Elizabeth Sampat explores a number of myths about women and the games industry. An industry in which only 10% of employees are women. She breaks down the nonsense that’s usually trotted out, step by step, beginning with the notion that women don’t want to work in games, then that there’s a lack of women to hire, that companies can’t find women who are a “culture fit”, that women can’t be part of the problem, and that it’s not the industry’s fault, it’s women’s fault. If you encounter any of these claims, then check out Sampat’s excellent responses.
Michelle Clough makes an interesting distinction between sexualisation and objectification. She argues that gaming could be a more inclusive space if there were more sexual male characters, while maintaining that the same messages regarding the objectification of women apply to male characters too.
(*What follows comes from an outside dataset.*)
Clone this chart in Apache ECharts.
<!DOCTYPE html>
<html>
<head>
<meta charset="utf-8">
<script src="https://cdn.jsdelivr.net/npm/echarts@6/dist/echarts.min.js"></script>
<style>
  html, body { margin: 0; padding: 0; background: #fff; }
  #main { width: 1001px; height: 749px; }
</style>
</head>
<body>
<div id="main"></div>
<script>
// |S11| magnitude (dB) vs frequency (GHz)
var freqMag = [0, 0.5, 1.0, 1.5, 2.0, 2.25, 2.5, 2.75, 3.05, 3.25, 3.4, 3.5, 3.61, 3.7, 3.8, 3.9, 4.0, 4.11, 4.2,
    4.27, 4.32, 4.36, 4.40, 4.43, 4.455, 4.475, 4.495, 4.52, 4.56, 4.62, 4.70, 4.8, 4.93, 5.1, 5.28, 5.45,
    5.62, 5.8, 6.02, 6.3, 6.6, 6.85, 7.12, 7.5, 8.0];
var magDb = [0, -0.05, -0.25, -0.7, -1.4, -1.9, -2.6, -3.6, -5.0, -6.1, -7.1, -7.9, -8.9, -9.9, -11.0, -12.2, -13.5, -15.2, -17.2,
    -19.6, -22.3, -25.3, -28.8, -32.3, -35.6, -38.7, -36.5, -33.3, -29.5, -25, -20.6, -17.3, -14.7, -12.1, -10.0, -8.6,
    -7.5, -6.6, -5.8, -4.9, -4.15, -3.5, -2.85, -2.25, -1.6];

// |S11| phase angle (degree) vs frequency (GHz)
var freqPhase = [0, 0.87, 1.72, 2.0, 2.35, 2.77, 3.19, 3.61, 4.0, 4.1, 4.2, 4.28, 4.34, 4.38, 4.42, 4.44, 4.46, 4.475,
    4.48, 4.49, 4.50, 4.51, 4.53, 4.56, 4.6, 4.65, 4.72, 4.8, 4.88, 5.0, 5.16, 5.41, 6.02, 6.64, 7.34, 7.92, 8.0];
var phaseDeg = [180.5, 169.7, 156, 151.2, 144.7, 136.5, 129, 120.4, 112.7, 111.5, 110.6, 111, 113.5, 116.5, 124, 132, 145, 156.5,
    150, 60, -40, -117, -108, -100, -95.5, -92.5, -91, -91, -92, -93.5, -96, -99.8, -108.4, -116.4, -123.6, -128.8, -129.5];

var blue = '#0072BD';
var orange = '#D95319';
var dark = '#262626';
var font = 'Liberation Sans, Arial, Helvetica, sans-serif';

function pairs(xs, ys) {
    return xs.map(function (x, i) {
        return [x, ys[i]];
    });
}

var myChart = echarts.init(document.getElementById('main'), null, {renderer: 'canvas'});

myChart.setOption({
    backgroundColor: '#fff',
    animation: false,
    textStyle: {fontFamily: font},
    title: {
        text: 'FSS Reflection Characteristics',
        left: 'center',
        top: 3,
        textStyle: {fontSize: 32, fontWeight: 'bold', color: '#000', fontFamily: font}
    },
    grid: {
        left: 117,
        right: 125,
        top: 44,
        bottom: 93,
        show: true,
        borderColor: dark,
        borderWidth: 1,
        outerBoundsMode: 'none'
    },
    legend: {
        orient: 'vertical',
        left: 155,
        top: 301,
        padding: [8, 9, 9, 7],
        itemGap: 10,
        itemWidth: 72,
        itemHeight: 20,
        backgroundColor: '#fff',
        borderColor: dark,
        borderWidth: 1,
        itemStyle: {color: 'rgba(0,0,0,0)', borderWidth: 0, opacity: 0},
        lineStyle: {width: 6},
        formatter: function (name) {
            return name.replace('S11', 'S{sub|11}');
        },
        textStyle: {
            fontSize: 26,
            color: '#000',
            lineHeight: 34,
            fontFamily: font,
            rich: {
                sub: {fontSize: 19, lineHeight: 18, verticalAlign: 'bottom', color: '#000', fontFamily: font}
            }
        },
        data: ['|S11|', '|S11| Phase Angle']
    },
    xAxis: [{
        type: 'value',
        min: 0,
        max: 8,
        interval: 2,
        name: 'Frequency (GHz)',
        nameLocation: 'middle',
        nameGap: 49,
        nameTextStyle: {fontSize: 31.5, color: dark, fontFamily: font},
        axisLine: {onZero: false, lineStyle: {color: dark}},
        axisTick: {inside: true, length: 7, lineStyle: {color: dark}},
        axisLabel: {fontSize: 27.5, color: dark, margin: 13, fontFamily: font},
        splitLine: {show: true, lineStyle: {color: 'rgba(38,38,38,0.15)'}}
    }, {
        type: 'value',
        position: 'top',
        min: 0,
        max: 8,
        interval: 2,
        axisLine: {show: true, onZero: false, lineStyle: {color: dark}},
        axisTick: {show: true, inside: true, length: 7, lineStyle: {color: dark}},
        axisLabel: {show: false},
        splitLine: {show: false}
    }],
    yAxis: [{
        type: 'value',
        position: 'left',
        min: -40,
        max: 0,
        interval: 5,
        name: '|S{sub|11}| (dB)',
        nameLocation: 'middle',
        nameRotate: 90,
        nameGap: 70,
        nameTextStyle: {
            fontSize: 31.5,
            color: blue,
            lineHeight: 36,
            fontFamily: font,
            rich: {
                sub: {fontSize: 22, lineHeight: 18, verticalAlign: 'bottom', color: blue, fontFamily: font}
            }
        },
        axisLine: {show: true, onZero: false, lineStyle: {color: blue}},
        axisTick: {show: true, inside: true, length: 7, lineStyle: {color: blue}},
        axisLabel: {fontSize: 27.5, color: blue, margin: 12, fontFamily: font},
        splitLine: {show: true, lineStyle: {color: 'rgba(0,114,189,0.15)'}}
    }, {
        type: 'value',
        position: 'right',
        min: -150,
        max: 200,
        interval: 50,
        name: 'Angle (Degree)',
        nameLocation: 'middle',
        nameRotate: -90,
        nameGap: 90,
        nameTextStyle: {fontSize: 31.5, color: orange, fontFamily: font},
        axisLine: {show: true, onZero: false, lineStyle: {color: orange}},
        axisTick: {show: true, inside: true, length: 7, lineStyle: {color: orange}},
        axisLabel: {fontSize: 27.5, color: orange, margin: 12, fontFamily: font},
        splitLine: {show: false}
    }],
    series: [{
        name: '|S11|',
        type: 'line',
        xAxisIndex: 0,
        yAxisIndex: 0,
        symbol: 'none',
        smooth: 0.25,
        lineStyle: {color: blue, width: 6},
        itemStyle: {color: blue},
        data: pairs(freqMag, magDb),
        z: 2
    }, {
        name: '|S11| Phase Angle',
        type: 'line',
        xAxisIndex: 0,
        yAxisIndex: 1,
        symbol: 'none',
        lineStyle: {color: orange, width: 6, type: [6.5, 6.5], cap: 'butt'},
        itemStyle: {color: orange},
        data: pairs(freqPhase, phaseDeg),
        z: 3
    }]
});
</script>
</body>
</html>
This is a panel featuring Samantha Allen, Mattie Brice, Todd Harper, Zoe Quinn and Christine Love, on ways to bring queer culture into games, in perhaps less overt ways.
There are many other talks available to watch on the GDC Vault, without a login. Steve Gaynor talks about why Gone Home is a game, there’s the 10th anniversary Rant Apocalypse, Ken Levine talking about Narrative Legos, and game postmortems of Robotron 2084 and Zork. As well as many others. Scroll through and choose the ones without stars.
The overwhelming message from this year’s Advocacy Track is that these changes are going to happen, no matter how loud and angry a minority will be. The next generation of gamers are growing up with expectations of inclusivity, of representation of the minorities and majorities that gaming ignores, and with gay and queer relationships being a norm. There will still be games about angry white men shooting giant guns, but there will be others too, more variety, more representation of humanity – of the people who are actually playing the games. We’re so far away from it still, but it’s coming.